Me and my co-intern were cribbing about how weird our boss was being that day. We were served our special ginger teas by Maushi at exactly 3.00 pm – the one thing that would make the workplace memorable.
Suddenly we got a notification on our phones saying the results were out. We logged in to our portals to view them and were more than elated to know we scored a perfect 10.00. That was the measure of success for us back then. We were planning how we would celebrate it.
By 4 pm, we had finished the tasks for the day when suddenly my boss, who is also a family friend called me in his cabin. I was worried about what could have gone wrong when he told me my cousin had passed away. A news I was not prepared for.
He asked me to get ready so that I could go with him to her place. I had lost sense of what I was supposed to do or even say. I called my grandmother who asked me to stay put until she called back. My parents who were visiting a relative of ours were heading back to the city.
I sat at my desk doing nothing. I was not able to cry. I was just numb. To lose a kin so young and a person who had been so jovial all her life was unacceptable to me.
She was suffering from cancer for around a year. She was being treated and was getting better. The night before she was happier than she had been since the unwanted foreign bodies had made home in her. She made her mom cook her favourite meal and headed off to bed with a big smile not knowing what awaited her in the early hours of dawn.
I reached home, got picked up by mt parents and headed to her house. My uncle’s sorrow knew no bounds. People were offering condolences but it was evident he was unable to handle the loss as would any other parent on the face of earth.
My cousin was not an ordinary person. She fought cancer bravely. She would joke about how this disease is changing her life – from her hair to her daily routine. She was a girl with no inhibitions and that was always something that amazed me and would later inspire me to follow my heart.
There were a lot of conversations we could have had, danced at each other’s weddings, held each other’s babies and everything else we would joke and dream about that we could do. There were apologies and gratitude to be expressed to each other that would remain unsaid.
What hurt the most was someone who wanted to apologise her for mistreating her was unable to do so. The regret would remain was to remain with them for the rest of their life. She had never held grudges against her friend and tried in many ways to make the best of the time she had left but to no avail.

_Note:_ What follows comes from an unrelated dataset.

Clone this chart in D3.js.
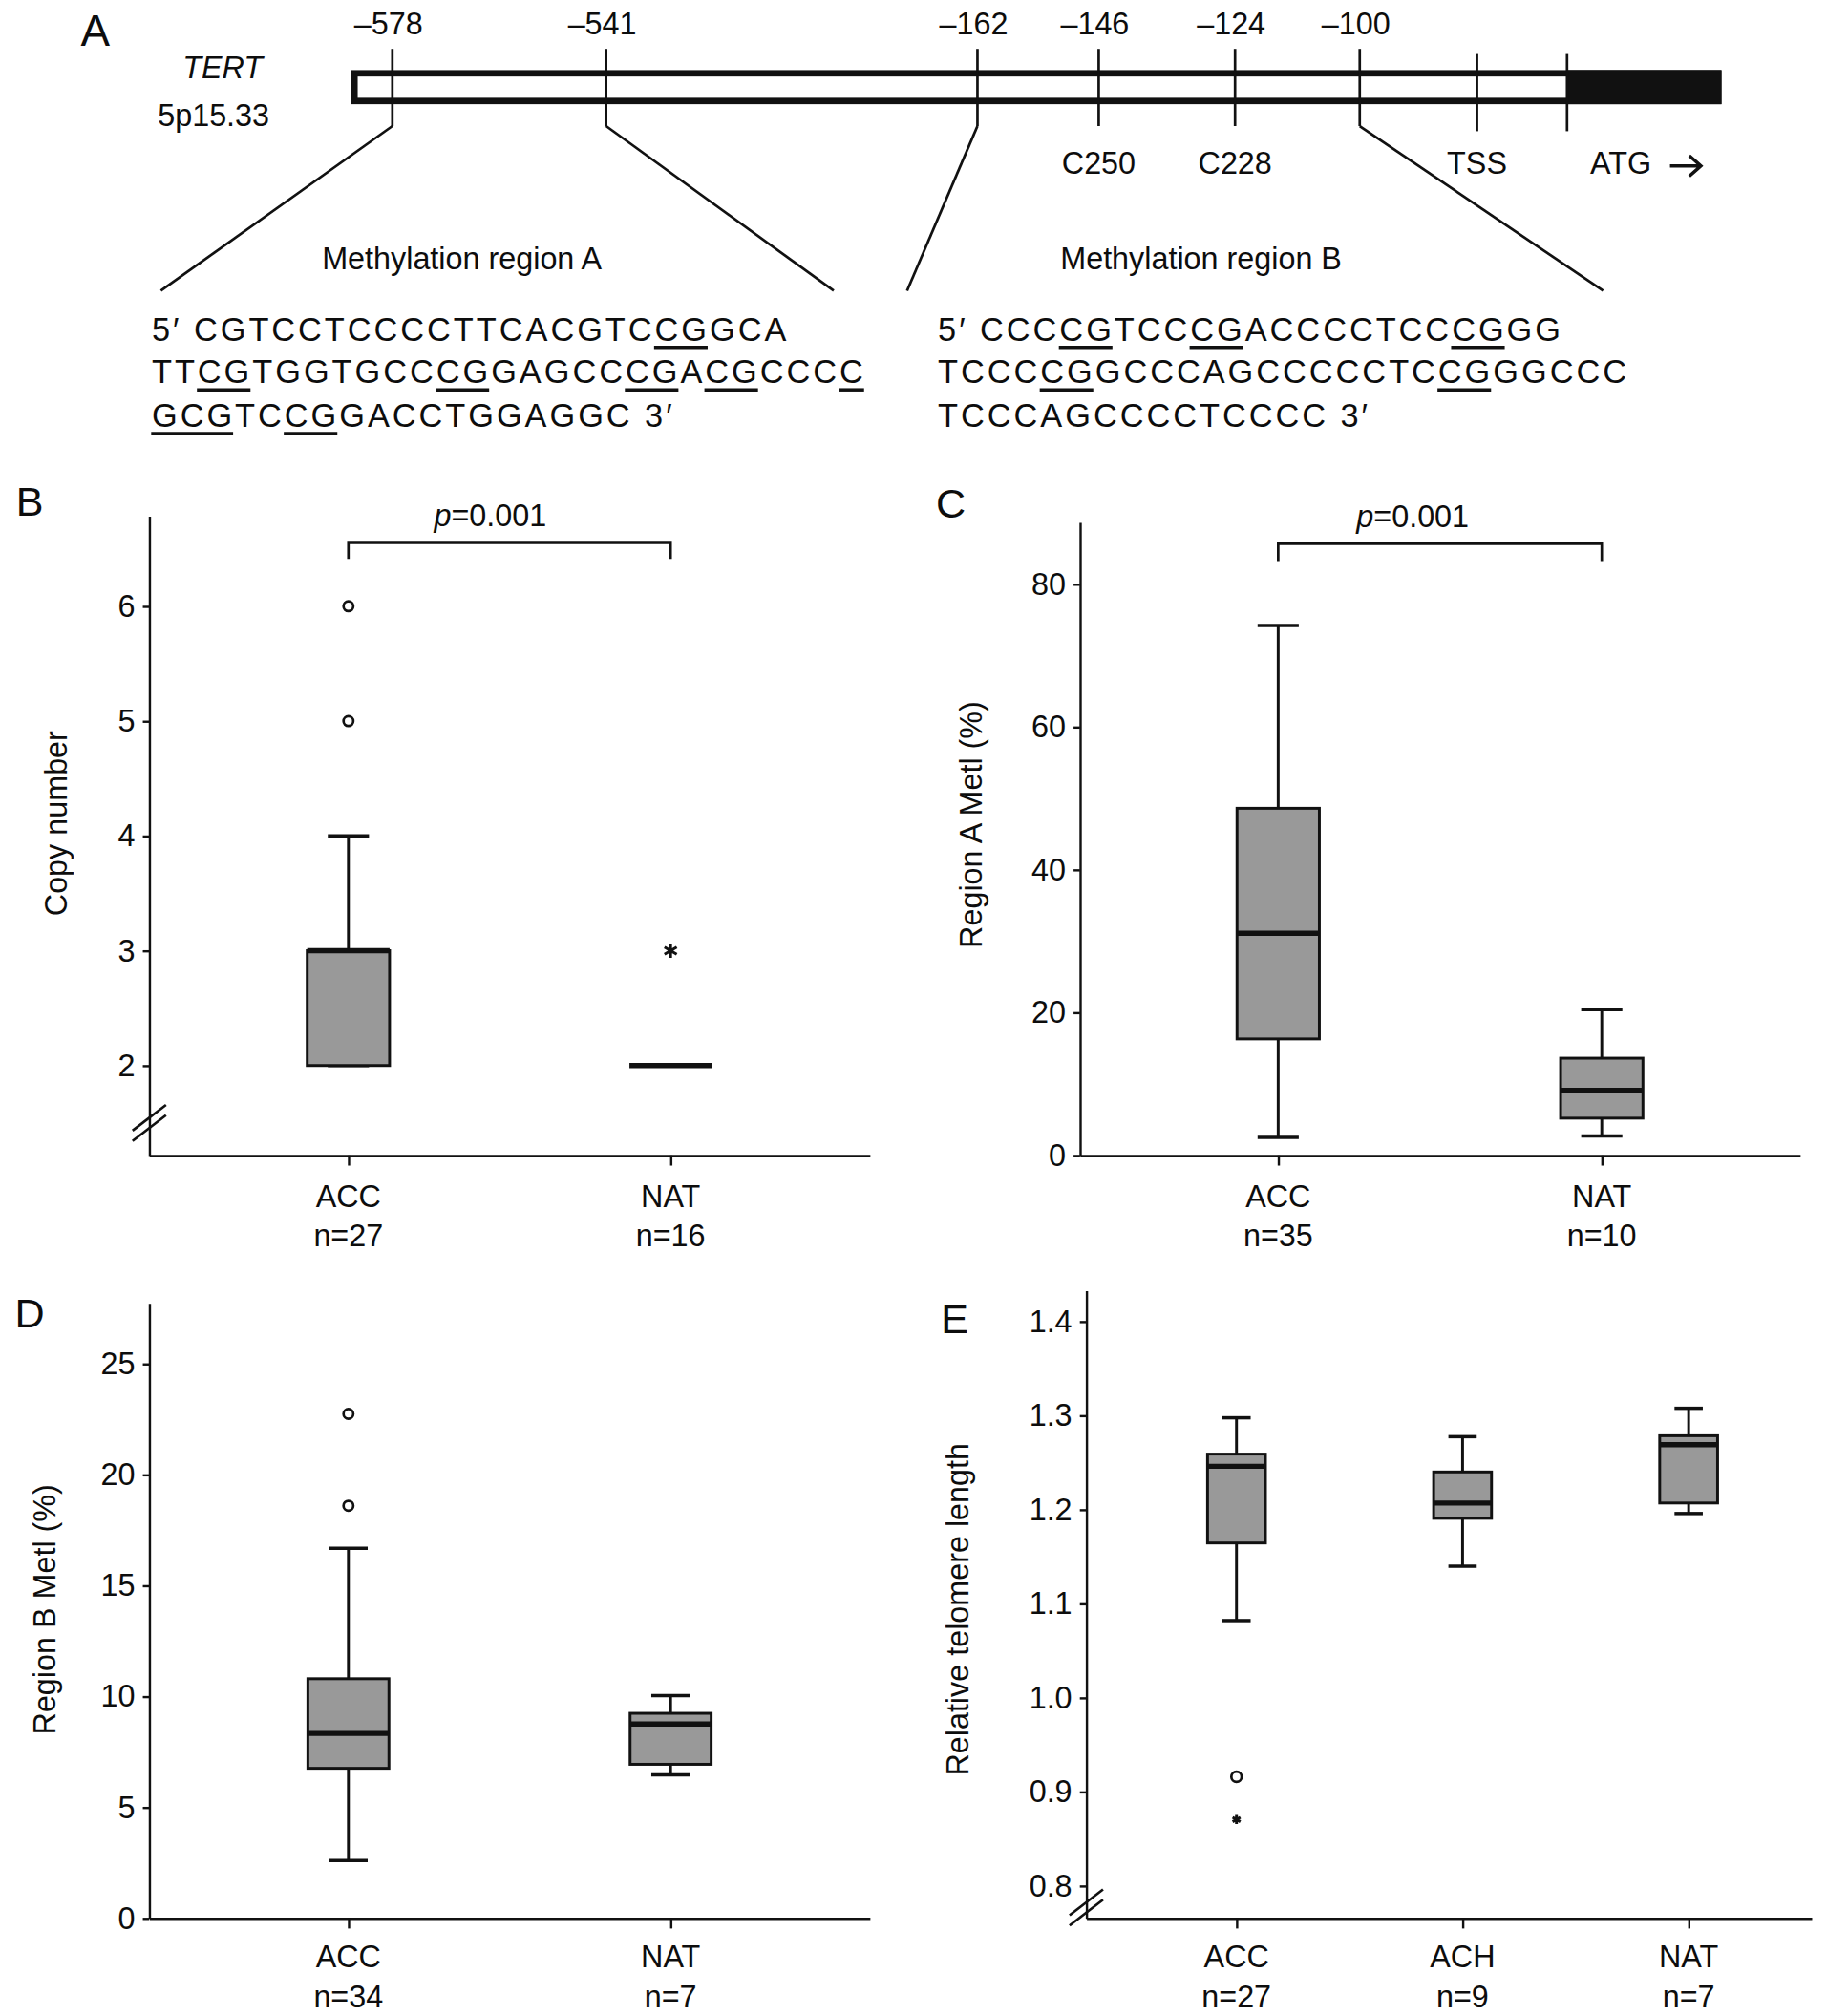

I would keep thinking what she must have been thinking in her final moments. What is the use of people now regretting their behaviour? I did not realise the impact of this as severely until a year later my mother discovered I had developed a fatal health condition due stress. I was put on antibiotics for a month but with no assurance that the episode would not recur.
I remember just before the diagnosis, I was not able to touch any surface from bed to floor. My body was burning and had started swelling. I became twice my original size in a span of 8 hours. While I did not sleep I had passed out around 4 am in the morning and when I woke up, I was unable to comprehend much of what was going around. My eyes were again beginning to close as I struggled to lay myself down on the couch.
My brother was trying to wake me up while I was preparing myself for the worst.
I was moved to Sahyadri – a well known hospital and a renowned dermatologist was contacted. After 3 horrific hours, they diagnosed it to be a severe case of stress impacting my body. The word fatal and the inability to identify the root cause led to my mother’s panic. However, being the strong woman she is, she left the room to get the medicines and necessary supplies.
In those moments, that I laid on the couch at home and then while being diagnosed, I had flashbacks of my cousin, flashbacks of many mistakes I made in the twenty two years of my life and memories of few people I thought I would never see. In that moment, all i wanted was to meet each one of them and apologize and thank everyone.
What I learnt from my cousin’s death was only emphasized by my own experience. The two days stripped me off of my little ego that I had and resentments I held. In that moment I wanted to meet every person possible who had graced my life with their presence.
Relationships became a major part of my routine. Communication became much more important and leaving things unsaid was the first thing I wanted to erase from my life in every encounter with any person. I struggle with it sometimes but the goal is to overcome.
It is almost five years since that incident changed my life for better. She passed away not completing all milestones of her human life but her death resulted in a turning point in my life.
A lesson I shall carry into the coming years of life.